Gentile di Niccolò di Giovanni di Massio

 
DESCRIZIONE:
In the heart of a city, a polygonal temple opens onto a flagged square flanked by palaces and, on the right, a portico. The Virgin and Joseph have come here to present their first-born Son to the Lord and offer two young doves in sacrifice. On the right stand Simeon and the prophetess Anna, who holds a phylactery. Receiving the Child into his arms, Simon recognizes the Messiah that the Lord promised he would behold before his death. Anna points out the Savior to "all them that looked for redemption in Jerusalem" (Luke 2:38). On either side of the building a crowd has gathered. To the left, two women elegantly dressed in the fashion of the 15th century observe the scene from outside, while to the right a pair of old beggars ask for alms. 
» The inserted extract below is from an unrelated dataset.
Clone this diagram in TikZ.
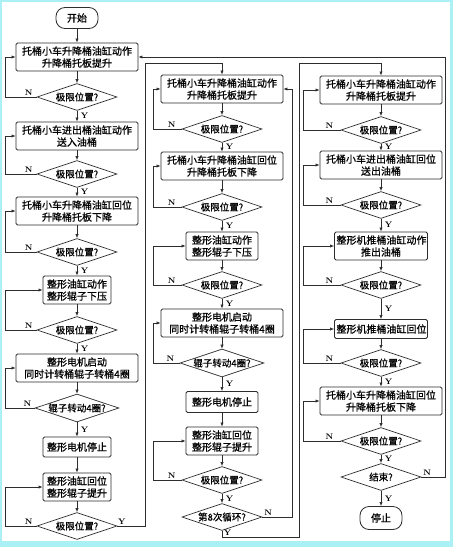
\documentclass[tikz,border=0pt]{standalone}
\usepackage{fontspec}
\newfontfamily\cjk[FakeBold=0.8]{Noto Sans CJK SC}
\usetikzlibrary{shapes.geometric,arrows.meta,positioning,calc}
\definecolor{framecyan}{RGB}{170,240,245}
\definecolor{inkgray}{RGB}{45,45,45}

\tikzset{
  procbox/.style={draw=inkgray, line width=0.8pt, rounded corners=1.5pt, align=center,
    text width=#1, inner xsep=2pt, inner ysep=1pt, minimum height=28pt,
    font=\cjk\fontsize{10}{12}\selectfont},
  procbox/.default=64pt,
  widebox/.style={procbox=118pt},
  decision/.style={diamond, draw=inkgray, line width=0.7pt, aspect=3, inner sep=0pt,
    minimum width=80pt, minimum height=27pt, font=\cjk\fontsize{9.5}{11}\selectfont},
  terminal/.style={draw=inkgray, line width=0.8pt, rounded corners=9pt, minimum width=42pt,
    minimum height=21pt, inner sep=1pt, font=\cjk\fontsize{10}{12}\selectfont},
  flow/.style={draw=inkgray, line width=0.6pt, -{Latex[length=4pt,width=3.2pt]}},
  yn/.style={font=\bfseries\fontsize{8}{8}\selectfont, inner sep=1.5pt}
}

\begin{document}
\begin{tikzpicture}[x=1pt, y=-1pt]
\useasboundingbox (0,0) rectangle (453,547);
\fill[framecyan] (0,0) rectangle (453,547); % frame
\fill[white] (2,1.5) rectangle (450,541);

% Column 1
\node[terminal] (c1start) at (77,18) {开始};
\node[widebox] (c1b1) at (77,57) {托桶小车升降桶油缸动作\\升降桶托板提升};
\node[decision] (c1d1) at (77,97) {极限位置?};
\node[widebox] (c1b2) at (77,136) {托桶小车进出桶油缸动作\\送入油桶};
\node[decision] (c1d2) at (77,174) {极限位置?};
\node[widebox] (c1b3) at (77,211) {托桶小车升降桶油缸回位\\升降桶托板下降};
\node[decision] (c1d3) at (77,252) {极限位置?};
\node[procbox] (c1b4) at (77,290) {整形油缸动作\\整形辊子下压};
\node[decision] (c1d4) at (77,330) {极限位置?};
\node[widebox] (c1b5) at (77,368) {整形电机启动\\同时计转桶辊子转桶4圈};
\node[decision] (c1d5) at (77,408) {辊子转动4圈?};
\node[procbox, minimum height=20pt] (c1b6) at (77,447) {整形电机停止};
\node[procbox] (c1b7) at (77,487) {整形油缸回位\\整形辊子提升};
\node[decision] (c1d6) at (77,526) {极限位置?};

% Column 2
\node[widebox] (c2b1) at (222,89) {托桶小车升降桶油缸动作\\升降桶托板提升};
\node[decision] (c2d1) at (222,129) {极限位置?};
\node[widebox] (c2b2) at (222,166) {托桶小车升降桶油缸回位\\升降桶托板下降};
\node[decision] (c2d2) at (222,207) {极限位置?};
\node[procbox=68pt] (c2b3) at (222,246) {整形油缸动作\\整形辊子下压};
\node[decision] (c2d3) at (222,285) {极限位置?};
\node[widebox] (c2b4) at (222,323) {整形电机启动\\同时计转桶辊子转桶4圈};
\node[decision] (c2d4) at (222,363) {辊子转动4圈?};
\node[procbox=68pt, minimum height=21pt] (c2b5) at (222,402) {整形电机停止};
\node[procbox=68pt] (c2b6) at (222,441) {整形油缸回位\\整形辊子提升};
\node[decision] (c2d5) at (222,480) {极限位置?};
\node[decision] (c2d6) at (222,517) {第8次循环?};

% Column 3
\node[widebox] (c3b1) at (381,90) {托桶小车升降桶油缸动作\\升降桶托板提升};
\node[decision] (c3d1) at (381,130) {极限位置?};
\node[widebox] (c3b2) at (381,165) {托桶小车进出桶油缸回位\\送出油桶};
\node[decision] (c3d2) at (381,205) {极限位置?};
\node[procbox=89pt] (c3b3) at (381,246) {整形机推桶油缸动作\\推出油桶};
\node[decision] (c3d3) at (381,285) {极限位置?};
\node[procbox=89pt, minimum height=19pt] (c3b4) at (381,329) {整形机推桶油缸回位};
\node[decision] (c3d4) at (381,363) {极限位置?};
\node[widebox] (c3b5) at (381,401) {托桶小车升降桶油缸回位\\升降桶托板下降};
\node[decision] (c3d5) at (381,441) {极限位置?};
\node[decision] (c3d6) at (381,477) {结束?};
\node[terminal, minimum height=23pt] (c3stop) at (381,518) {停止};

% Loop rails
\coordinate (loopA) at (5,0);
\coordinate (loopB) at (153,0);
\coordinate (loopC) at (303,0);
\coordinate (jumpA) at (145,63);
\coordinate (backB) at (292,0);
\coordinate (jumpB) at (299,537);
\coordinate (topB) at (299,63);
\coordinate (backC) at (445,0);

% Column 1 flow
\draw[flow] (c1start) -- (c1b1);
\draw[flow] (c1b1) -- (c1d1);
\draw[flow] (c1d1) -- node[yn,right=2pt]{Y} (c1b2);
\draw[flow] (c1b2) -- (c1d2);
\draw[flow] (c1d2) -- node[yn,right=2pt]{Y} (c1b3);
\draw[flow] (c1b3) -- (c1d3);
\draw[flow] (c1d3) -- node[yn,right=2pt]{Y} (c1b4);
\draw[flow] (c1b4) -- (c1d4);
\draw[flow] (c1d4) -- node[yn,right=2pt]{Y} (c1b5);
\draw[flow] (c1b5) -- (c1d5);
\draw[flow] (c1d5) -- node[yn,right=2pt]{Y} (c1b6);
\draw[flow] (c1b6) -- (c1b7);
\draw[flow] (c1b7) -- (c1d6);
\draw[flow] (c1d1.west) -- node[yn,above,pos=0.25]{N} (c1d1.west -| loopA) |- (c1b1.west);
\draw[flow] (c1d2.west) -- node[yn,above,pos=0.25]{N} (c1d2.west -| loopA) |- (c1b2.west);
\draw[flow] (c1d3.west) -- node[yn,above,pos=0.25]{N} (c1d3.west -| loopA) |- (c1b3.west);
\draw[flow] (c1d4.west) -- node[yn,above,pos=0.25]{N} (c1d4.west -| loopA) |- (c1b4.west);
\draw[flow] (c1d5.west) -- node[yn,above,pos=0.25]{N} (c1d5.west -| loopA) |- (c1b5.west);
\draw[flow] (c1d6.west) -- node[yn,above,pos=0.25]{N} (c1d6.west -| loopA) |- (c1b7.west);
\draw[flow] (c1d6.east) -| node[yn,above,pos=0.08]{Y} (jumpA) -| (c2b1.north);

% Column 2 flow
\draw[flow] (c2b1) -- (c2d1);
\draw[flow] (c2d1) -- node[yn,right=2pt]{Y} (c2b2);
\draw[flow] (c2b2) -- (c2d2);
\draw[flow] (c2d2) -- node[yn,right=2pt]{Y} (c2b3);
\draw[flow] (c2b3) -- (c2d3);
\draw[flow] (c2d3) -- node[yn,right=2pt]{Y} (c2b4);
\draw[flow] (c2b4) -- (c2d4);
\draw[flow] (c2d4) -- node[yn,right=2pt]{Y} (c2b5);
\draw[flow] (c2b5) -- (c2b6);
\draw[flow] (c2b6) -- (c2d5);
\draw[flow] (c2d5) -- node[yn,right=2pt]{Y} (c2d6);
\draw[flow] (c2d1.west) -- node[yn,above,pos=0.35]{N} (c2d1.west -| loopB) |- (c2b1.west);
\draw[flow] (c2d2.west) -- node[yn,above,pos=0.35]{N} (c2d2.west -| loopB) |- (c2b2.west);
\draw[flow] (c2d3.west) -- node[yn,above,pos=0.35]{N} (c2d3.west -| loopB) |- (c2b3.west);
\draw[flow] (c2d4.west) -- node[yn,above,pos=0.35]{N} (c2d4.west -| loopB) |- (c2b4.west);
\draw[flow] (c2d5.west) -- node[yn,above,pos=0.35]{N} (c2d5.west -| loopB) |- (c2b6.west);
\draw[flow] (c2d6.east) -- node[yn,above,pos=0.2]{N} (c2d6.east -| backB) |- (c2b1.east);
\draw[flow] (c2d6.south) |- node[yn,above right,pos=0.5]{Y} (jumpB) -- (topB) -| (c3b1.north);

% Column 3 flow
\draw[flow] (c3b1) -- (c3d1);
\draw[flow] (c3d1) -- node[yn,right=2pt]{Y} (c3b2);
\draw[flow] (c3b2) -- (c3d2);
\draw[flow] (c3d2) -- node[yn,right=2pt]{Y} (c3b3);
\draw[flow] (c3b3) -- (c3d3);
\draw[flow] (c3d3) -- node[yn,right=2pt]{Y} (c3b4);
\draw[flow] (c3b4) -- (c3d4);
\draw[flow] (c3d4) -- node[yn,right=2pt]{Y} (c3b5);
\draw[flow] (c3b5) -- (c3d5);
\draw[flow] (c3d5) -- node[yn,right=2pt]{Y} (c3d6);
\draw[flow] (c3d6) -- node[yn,right=2pt]{Y} (c3stop);
\draw[flow] (c3d1.west) -- node[yn,above,pos=0.3]{N} (c3d1.west -| loopC) |- (c3b1.west);
\draw[flow] (c3d2.west) -- node[yn,above,pos=0.3]{N} (c3d2.west -| loopC) |- (c3b2.west);
\draw[flow] (c3d3.west) -- node[yn,above,pos=0.3]{N} (c3d3.west -| loopC) |- (c3b3.west);
\draw[flow] (c3d4.west) -- node[yn,above,pos=0.3]{N} (c3d4.west -| loopC) |- (c3b4.west);
\draw[flow] (c3d5.west) -- node[yn,above,pos=0.3]{N} (c3d5.west -| loopC) |- (c3b5.west);
\draw[flow] (c3d6.east) -- node[yn,above,pos=0.25]{N} (c3d6.east -| backC) |- (c1b1.east);
\end{tikzpicture}
\end{document}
During this period, the architect Brunelleschi (1377-1446) had already produced his first perspective composition - now lost - of the Baptistery square. Although Gentile does not respect the laws of perspective here, the urban setting of the Presentation in the Temple, with its central polygonal structure, was often considered one of the oldest iterations in painting of Brunelleschi's experiment. The portico on the painting's right was often taken to represent the Brunelleschi's Portico degli Innocenti, started in 1419 and still under construction when this painting was produced. While Gentile was attentive to the investigations of the great Florentine architect, he was more inclined to follow the example of the sculptor and goldsmith Ghiberti (1378-1455), who was then finishing the north door of the Baptistery, with whom he shared a poetics of the elegant line.